>>>

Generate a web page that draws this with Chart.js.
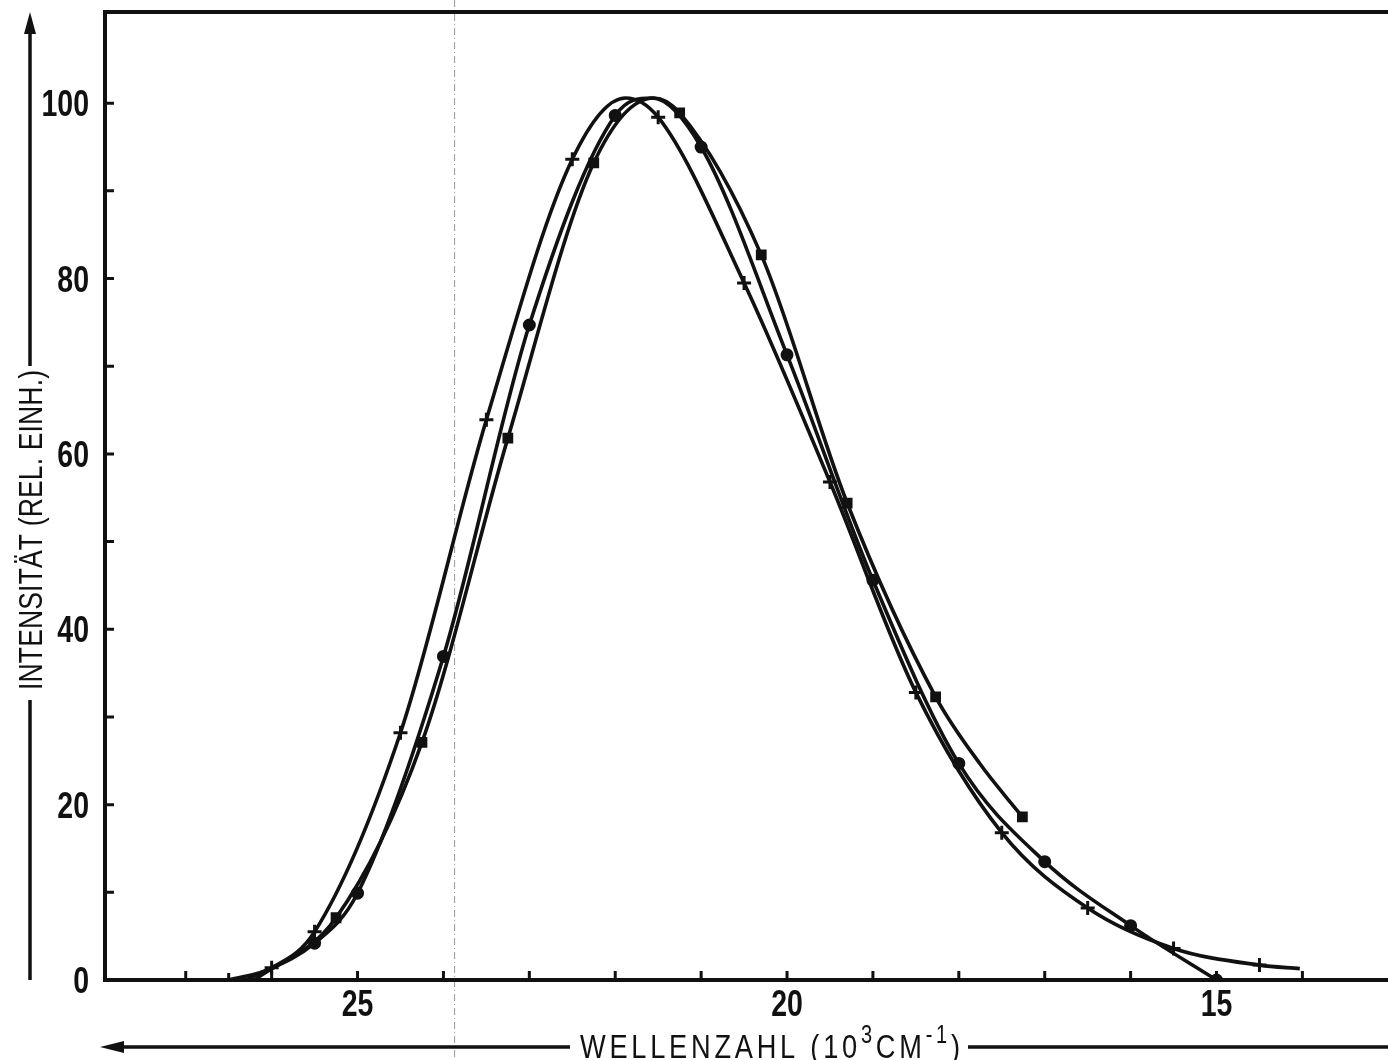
<!DOCTYPE html>
<html>
<head>
<meta charset="utf-8">
<script src="https://cdn.jsdelivr.net/npm/chart.js@4/dist/chart.umd.min.js"></script>
<style>
  html, body { margin: 0; background: #fff; }
  canvas { display: block; }
</style>
</head>
<body>
<canvas id="spectrum" width="1388" height="1060" style="width:1388px;height:1060px"></canvas>
<script>
// Values: x = Wellenzahl (10^3 cm^-1), y = Intensität (rel.)
// Series 1, "+" markers
const crossX = [26.5, 26.0, 25.5, 24.5, 23.5, 22.5, 21.5, 20.5, 19.5, 18.5, 17.5, 16.5, 15.5, 14.5];
const crossY = [0, 1.4, 5.5, 28.2, 63.9, 93.6, 98.4, 79.5, 56.8, 32.8, 16.8, 8.2, 3.6, 1.7];
// extra points on the drawn curve (no marker): peak and right end
const crossCurveX = [21.88, 14.03];
const crossCurveY = [100.6, 1.3];

// Series 2, filled circles
const circleX = [25.5, 25.0, 24.0, 23.0, 22.0, 21.0, 20.0, 19.0, 18.0, 17.0, 16.0, 15.0];
const circleY = [4.2, 9.9, 36.9, 74.7, 98.6, 95.0, 71.3, 45.6, 24.7, 13.5, 6.2, 0];
const circleCurveX = [26.3, 21.57];
const circleCurveY = [0, 100.6];

// Series 3, squares
const squareX = [25.25, 24.25, 23.25, 22.25, 21.25, 20.3, 19.3, 18.27, 17.26];
const squareY = [7.1, 27.1, 61.8, 93.2, 98.9, 82.7, 54.4, 32.3, 18.6];
const squareCurveX = [26.2, 21.55, 17.75];
const squareCurveY = [0, 100.6, 24.6];

// axis ticks
const xTickLabels = [25, 20, 15];
const xMinorTicks = [14, 15, 16, 17, 18, 19, 20, 21, 22, 23, 24, 25, 26, 27];
const yTickLabels = [0, 20, 40, 60, 80, 100];
const yMinorTicks = [10, 20, 30, 40, 50, 60, 70, 80, 90, 100];
const xRange = [13.12, 27.94];
const yRange = [0, 110.4];

const FONT = '"Liberation Sans", Arial, sans-serif';
const INK = "#111";

function points(xs, ys) {
  return xs.map((x, i) => ({ x: x, y: ys[i] }));
}

// curve = markers + the extra read-off points, sorted left to right (x is reversed)
function curve(xs, ys, ex, ey) {
  return points(xs, ys).concat(points(ex, ey)).sort((a, b) => b.x - a.x);
}

function lineSet(data) {
  return {
    type: "line",
    data: data,
    borderColor: INK,
    borderWidth: 3.6,
    pointRadius: 0,
    fill: false,
    cubicInterpolationMode: "monotone"
  };
}

function markerSet(data, style, radius) {
  return {
    type: "scatter",
    data: data,
    pointStyle: style,
    pointRadius: radius,
    pointBorderWidth: 3,
    pointBorderColor: INK,
    pointBackgroundColor: INK,
    showLine: false
  };
}

// condensed text, anchored by align at (x, y baseline)
function narrowText(ctx, text, x, y, font, squeeze, align) {
  ctx.save();
  ctx.font = font;
  const w = ctx.measureText(text).width * squeeze;
  let left = x;
  if (align === "right") left = x - w;
  if (align === "center") left = x - w / 2;
  ctx.translate(left, y);
  ctx.scale(squeeze, 1);
  ctx.textAlign = "left";
  ctx.textBaseline = "alphabetic";
  ctx.fillText(text, 0, 0);
  ctx.restore();
}

// text with letter spacing stretched to a given width
function fitText(ctx, parts, x, y, width, squeeze) {
  ctx.save();
  ctx.translate(x, y);
  ctx.scale(squeeze, 1);
  const target = width / squeeze;
  let natural = 0, count = 0;
  parts.forEach(p => {
    ctx.font = p.font;
    natural += ctx.measureText(p.text).width;
    count += p.text.length;
  });
  const gap = (target - natural) / (count - 1);
  let cx = 0;
  ctx.textBaseline = "alphabetic";
  parts.forEach(p => {
    ctx.font = p.font;
    for (const ch of p.text) {
      ctx.fillText(ch, cx, -(p.rise || 0));
      cx += ctx.measureText(ch).width + gap;
    }
  });
  ctx.restore();
}

const decorPlugin = {
  id: "decor",
  beforeDraw(chart) {
    const ctx = chart.ctx;
    ctx.save();
    ctx.fillStyle = "#fff";
    ctx.fillRect(0, 0, chart.width, chart.height);
    // faint dash-dot fold line on the scan
    const fx = chart.scales.x.getPixelForValue(23.87);
    ctx.strokeStyle = "#999";
    ctx.lineWidth = 1;
    ctx.setLineDash([7, 3, 1, 3]);
    ctx.beginPath();
    ctx.moveTo(fx, 0);
    ctx.lineTo(fx, chart.height);
    ctx.stroke();
    ctx.restore();
  },
  afterDraw(chart) {
    const ctx = chart.ctx;
    const a = chart.chartArea;
    const xs = chart.scales.x, ys = chart.scales.y;
    ctx.save();
    ctx.strokeStyle = INK;
    ctx.fillStyle = INK;
    ctx.setLineDash([]);

    // frame: left, top, bottom (right side runs off the page)
    ctx.lineWidth = 4;
    ctx.beginPath();
    ctx.moveTo(chart.width, a.top);
    ctx.lineTo(a.left, a.top);
    ctx.lineTo(a.left, a.bottom);
    ctx.lineTo(chart.width, a.bottom);
    ctx.stroke();

    // inward ticks
    ctx.lineWidth = 3;
    ctx.beginPath();
    yMinorTicks.forEach(v => {
      const py = ys.getPixelForValue(v);
      ctx.moveTo(a.left, py);
      ctx.lineTo(a.left + 9, py);
    });
    xMinorTicks.forEach(v => {
      const px = xs.getPixelForValue(v);
      ctx.moveTo(px, a.bottom);
      ctx.lineTo(px, a.bottom - 9);
    });
    ctx.stroke();

    // tick labels
    const tickFont = "bold 37px " + FONT;
    yTickLabels.forEach(v => {
      narrowText(ctx, String(v), a.left - 16, ys.getPixelForValue(v) + 13, tickFont, 0.77, "right");
    });
    xTickLabels.forEach(v => {
      narrowText(ctx, String(v), xs.getPixelForValue(v), a.bottom + 36, tickFont, 0.77, "center");
    });

    // y title with arrow
    const ax = 30;
    ctx.lineWidth = 3.5;
    ctx.beginPath();
    ctx.moveTo(ax, a.bottom);
    ctx.lineTo(ax, 700);
    ctx.moveTo(ax, 366);
    ctx.lineTo(ax, 30);
    ctx.stroke();
    ctx.beginPath();
    ctx.moveTo(ax, 12);
    ctx.lineTo(ax - 6, 34);
    ctx.lineTo(ax + 6, 34);
    ctx.closePath();
    ctx.fill();

    ctx.save();
    ctx.translate(ax + 12, 690);
    ctx.rotate(-Math.PI / 2);
    fitText(ctx, [{ text: "INTENSITÄT (REL. EINH.)", font: "500 34px " + FONT }], 0, 0, 320, 0.78);
    ctx.restore();

    // x title with arrow
    const ay = 1047;
    ctx.beginPath();
    ctx.moveTo(118, ay);
    ctx.lineTo(570, ay);
    ctx.moveTo(968, ay);
    ctx.lineTo(chart.width, ay);
    ctx.stroke();
    ctx.beginPath();
    ctx.moveTo(100, ay);
    ctx.lineTo(124, ay - 6);
    ctx.lineTo(124, ay + 6);
    ctx.closePath();
    ctx.fill();

    fitText(ctx, [
      { text: "WELLENZAHL (10", font: "34px " + FONT },
      { text: "3", font: "25px " + FONT, rise: 15 },
      { text: "CM", font: "34px " + FONT },
      { text: "-1", font: "25px " + FONT, rise: 15 },
      { text: ")", font: "34px " + FONT }
    ], 580, 1058, 380, 0.8);

    ctx.restore();
  }
};

new Chart(document.getElementById("spectrum"), {
  data: {
    datasets: [
      lineSet(curve(crossX, crossY, crossCurveX, crossCurveY)),
      lineSet(curve(circleX, circleY, circleCurveX, circleCurveY)),
      lineSet(curve(squareX, squareY, squareCurveX, squareCurveY)),
      markerSet(points(crossX, crossY), "cross", 7),
      markerSet(points(circleX, circleY), "circle", 5),
      markerSet(points(squareX, squareY), "rect", 5.5)
    ]
  },
  options: {
    responsive: false,
    animation: false,
    devicePixelRatio: 1,
    layout: { padding: { left: 0, right: 0, top: 12, bottom: 0 } },
    plugins: {
      legend: { display: false },
      tooltip: { enabled: false }
    },
    scales: {
      x: {
        type: "linear",
        reverse: true,
        min: xRange[0],
        max: xRange[1],
        afterBuildTicks: s => { s.ticks = xTickLabels.map(v => ({ value: v })); },
        afterFit: s => { s.height = 80; s.paddingLeft = 0; s.paddingRight = 0; },
        grid: { display: false, drawTicks: false },
        border: { display: false },
        ticks: { display: false }
      },
      y: {
        type: "linear",
        min: yRange[0],
        max: yRange[1],
        afterBuildTicks: s => { s.ticks = yTickLabels.map(v => ({ value: v })); },
        afterFit: s => { s.width = 105; s.paddingTop = 0; s.paddingBottom = 0; },
        grid: { display: false, drawTicks: false },
        border: { display: false },
        ticks: { display: false }
      }
    }
  },
  plugins: [decorPlugin]
});
</script>
</body>
</html>
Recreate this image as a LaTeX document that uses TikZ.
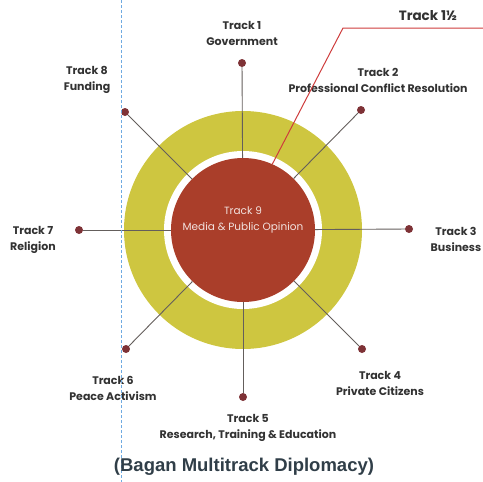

<<<

[What is expected] Only the lines from the top of the data through the line with "const circleCurveY = [0, 100.6];" should be quoted, exactly and with both ends kept; skip the pictures.

[Exercise answer]
Generate a web page that draws this with Chart.js.
<!DOCTYPE html>
<html>
<head>
<meta charset="utf-8">
<script src="https://cdn.jsdelivr.net/npm/chart.js@4/dist/chart.umd.min.js"></script>
<style>
  html, body { margin: 0; background: #fff; }
  canvas { display: block; }
</style>
</head>
<body>
<canvas id="spectrum" width="1388" height="1060" style="width:1388px;height:1060px"></canvas>
<script>
// Values: x = Wellenzahl (10^3 cm^-1), y = Intensität (rel.)
// Series 1, "+" markers
const crossX = [26.5, 26.0, 25.5, 24.5, 23.5, 22.5, 21.5, 20.5, 19.5, 18.5, 17.5, 16.5, 15.5, 14.5];
const crossY = [0, 1.4, 5.5, 28.2, 63.9, 93.6, 98.4, 79.5, 56.8, 32.8, 16.8, 8.2, 3.6, 1.7];
// extra points on the drawn curve (no marker): peak and right end
const crossCurveX = [21.88, 14.03];
const crossCurveY = [100.6, 1.3];

// Series 2, filled circles
const circleX = [25.5, 25.0, 24.0, 23.0, 22.0, 21.0, 20.0, 19.0, 18.0, 17.0, 16.0, 15.0];
const circleY = [4.2, 9.9, 36.9, 74.7, 98.6, 95.0, 71.3, 45.6, 24.7, 13.5, 6.2, 0];
const circleCurveX = [26.3, 21.57];
const circleCurveY = [0, 100.6];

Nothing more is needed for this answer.